## [Supplied records]

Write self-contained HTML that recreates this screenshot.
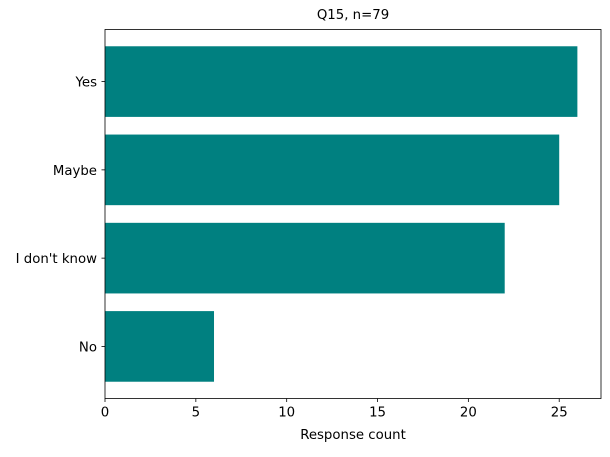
<!DOCTYPE html>
<html><head><meta charset="utf-8"><style>
body{margin:0;background:#fff;}
svg text{font-family:"DejaVu Sans","Liberation Sans",sans-serif;fill:#000;}
</style></head><body>
<svg id="chart" width="610" height="452"></svg>
<script>
const categories = ["No", "I don't know", "Maybe", "Yes"];
const counts = [6, 22, 25, 26];
const xTicks = [0, 5, 10, 15, 20, 25];

const L = 105, R = 601, T = 29.5, B = 398.5;
const xMax = Math.max(...counts) * 1.05;
const yMin = -0.59, yMax = categories.length - 1 + 0.59;
const xs = v => L + v / xMax * (R - L);
const ys = v => T + (yMax - v) / (yMax - yMin) * (B - T);
const svg = document.getElementById('chart');
const NS = 'http://www.w3.org/2000/svg';
function mk(tag, attrs, text) {
  const e = document.createElementNS(NS, tag);
  for (const k in attrs) e.setAttribute(k, attrs[k]);
  if (text !== undefined) e.textContent = text;
  svg.appendChild(e);
  return e;
}
const bh = (ys(0) - ys(0.8));
categories.forEach((c, i) => {
  const r = mk('rect', {x: xs(0), y: ys(i) - bh / 2, width: xs(counts[i]) - xs(0), height: bh, fill: '#008080'});
  
  
  const tk = mk('line', {x1: L - 3.5, x2: L, y1: ys(i), y2: ys(i), stroke: '#000', 'stroke-width': 0.8});
  
  
  const lb = mk('text', {x: L - 8, y: ys(i) + 5, 'text-anchor': 'end', 'font-size': 13.3}, c);
  
  
});
xTicks.forEach(t => {
  const tk = mk('line', {x1: xs(t), x2: xs(t), y1: B, y2: B + 3.5, stroke: '#000', 'stroke-width': 0.8});
  
  
  const lb = mk('text', {x: xs(t), y: B + 18, 'text-anchor': 'middle', 'font-size': 13.3}, String(t));
  
  
});
const frame = mk('rect', {x: L, y: T, width: R - L, height: B - T, fill: 'none', stroke: '#000', 'stroke-width': 0.8});


const xt = mk('text', {x: (L + R) / 2, y: 439, 'text-anchor': 'middle', 'font-size': 13.3}, 'Response count');


const ti = mk('text', {x: (L + R) / 2, y: 19, 'text-anchor': 'middle', 'font-size': 13.3}, 'Q15, n=79');


</script>
</body></html>
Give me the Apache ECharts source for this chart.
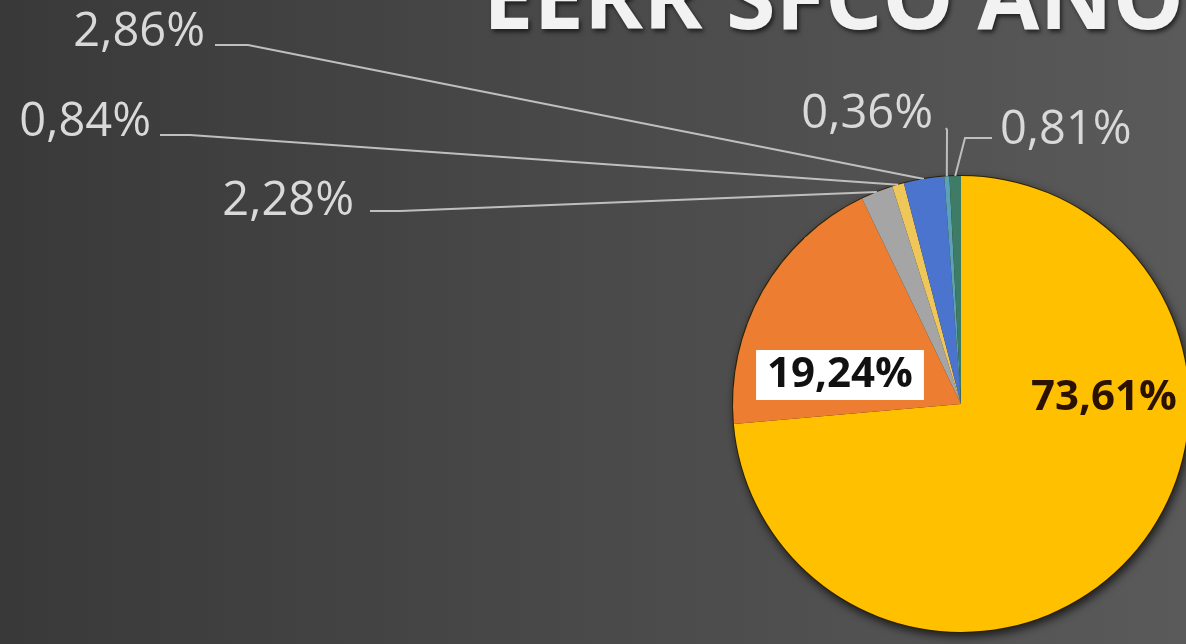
<!DOCTYPE html>
<html>
<head>
	<meta charset="utf-8">
	<style>
		html, body {
			margin: 0;
			padding: 0;
			width: 100%;
			height: 100%;
			overflow: hidden;
		}
		#pieChart {
			width: 1186px;
			height: 644px;
		}
	</style>
</head>
<body>
	<div id="pieChart"></div>
	<script src="https://cdn.jsdelivr.net/npm/echarts@6/dist/echarts.min.js"></script>
	<script>
	// datos del grafico (porcentajes)
	var titleText = 'EERR SFCO AÑO';
	var categories = ['Partida 1', 'Partida 2', 'Partida 3', 'Partida 4', 'Partida 5', 'Partida 6', 'Partida 7'];
	var shares = [73.61, 19.24, 2.28, 0.84, 2.86, 0.36, 0.81];
	var sliceColors = ['#FFC000', '#ED7D31', '#A5A5A5', '#EEC659', '#4A74CE', '#5BA3B4', '#3E7C68'];

	// donde va cada etiqueta: x, y, alineacion, y puntos de la linea guia
	var labelSpots = [
		{ x: 1104, y: 398, align: 'center' },
		{ x: 840, y: 375, align: 'center' },
		{ x: 354, y: 202, align: 'right', end: [370, 211], bend: [400, 211] },
		{ x: 151, y: 123, align: 'right', end: [160, 135], bend: [190, 135] },
		{ x: 205, y: 33, align: 'right', end: [215, 45], bend: [248, 45] },
		{ x: 933, y: 115, align: 'right', end: [946, 128], bend: [947, 130] },
		{ x: 1000, y: 131, align: 'left', end: [992, 138], bend: [965, 138] }
	];

	var fmt = function(v) {
		return v.toFixed(2).replace('.', ',') + '%';
	};

	var pieData = shares.map(function(v, i) {
		var item = {
			name: categories[i],
			value: v,
			itemStyle: { color: sliceColors[i] }
		};
		if (i === 0) {
			item.label = { position: 'inside', color: '#2b1200', fontWeight: 'bold', fontSize: 42 };
		} else if (i === 1) {
			item.label = {
				position: 'inside', color: '#111', fontWeight: 'bold', fontSize: 42,
				backgroundColor: '#ffffff', padding: [5, 11, 3, 11]
			};
		}
		return item;
	});

	var total = shares.reduce(function(a, b) { return a + b; }, 0);

	var chart = echarts.init(document.getElementById('pieChart'));
	chart.setOption({
		backgroundColor: {
			type: 'linear', x: 0, y: 0, x2: 1, y2: 0,
			colorStops: [
				{ offset: 0, color: '#393939' },
				{ offset: 1, color: '#5a5a5a' }
			]
		},
		animation: false,
		title: {
			text: titleText,
			left: 478,
			top: -47,
			textStyle: {
				fontFamily: 'Open Sans',
				fontSize: 90,
				fontWeight: 'bold',
				color: '#f2f2f2',
				textShadowColor: 'rgba(0,0,0,0.6)',
				textShadowBlur: 4,
				textShadowOffsetX: 2,
				textShadowOffsetY: 3
			}
		},
		series: [
			{
				// sombra bajo el pastel
				type: 'pie',
				silent: true,
				center: [961, 404],
				radius: 229,
				z: 1,
				label: { show: false },
				labelLine: { show: false },
				data: [{ value: total, itemStyle: {
					color: '#2e2100',
					shadowColor: 'rgba(0,0,0,0.65)',
					shadowBlur: 9,
					shadowOffsetX: 2,
					shadowOffsetY: 4
				} }]
			},
			{
				type: 'pie',
				center: [961, 404],
				radius: 228,
				startAngle: 90,
				clockwise: true,
				z: 2,
				avoidLabelOverlap: false,
				label: {
					show: true,
					position: 'outside',
					formatter: function(p) { return fmt(p.value); },
					fontFamily: 'Open Sans',
					fontSize: 47,
					color: '#d9d9d9'
				},
				labelLine: {
					show: true,
					length: 10,
					length2: 10,
					lineStyle: { color: '#bfbfbf', width: 2 }
				},
				labelLayout: function(params) {
					var s = labelSpots[params.dataIndex];
					var out = { x: s.x, y: s.y, align: s.align, verticalAlign: 'middle' };
					if (s.end && params.labelLinePoints) {
						out.labelLinePoints = [params.labelLinePoints[0], s.bend, s.end];
					}
					return out;
				},
				data: pieData
			}
		]
	});
	</script>
</body>
</html>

## [Requirements]
Gather all lines where the word "this" appears.

## [Solution to the exercise]
Write self-contained HTML that recreates this screenshot.
Give me the Apache ECharts source for this chart.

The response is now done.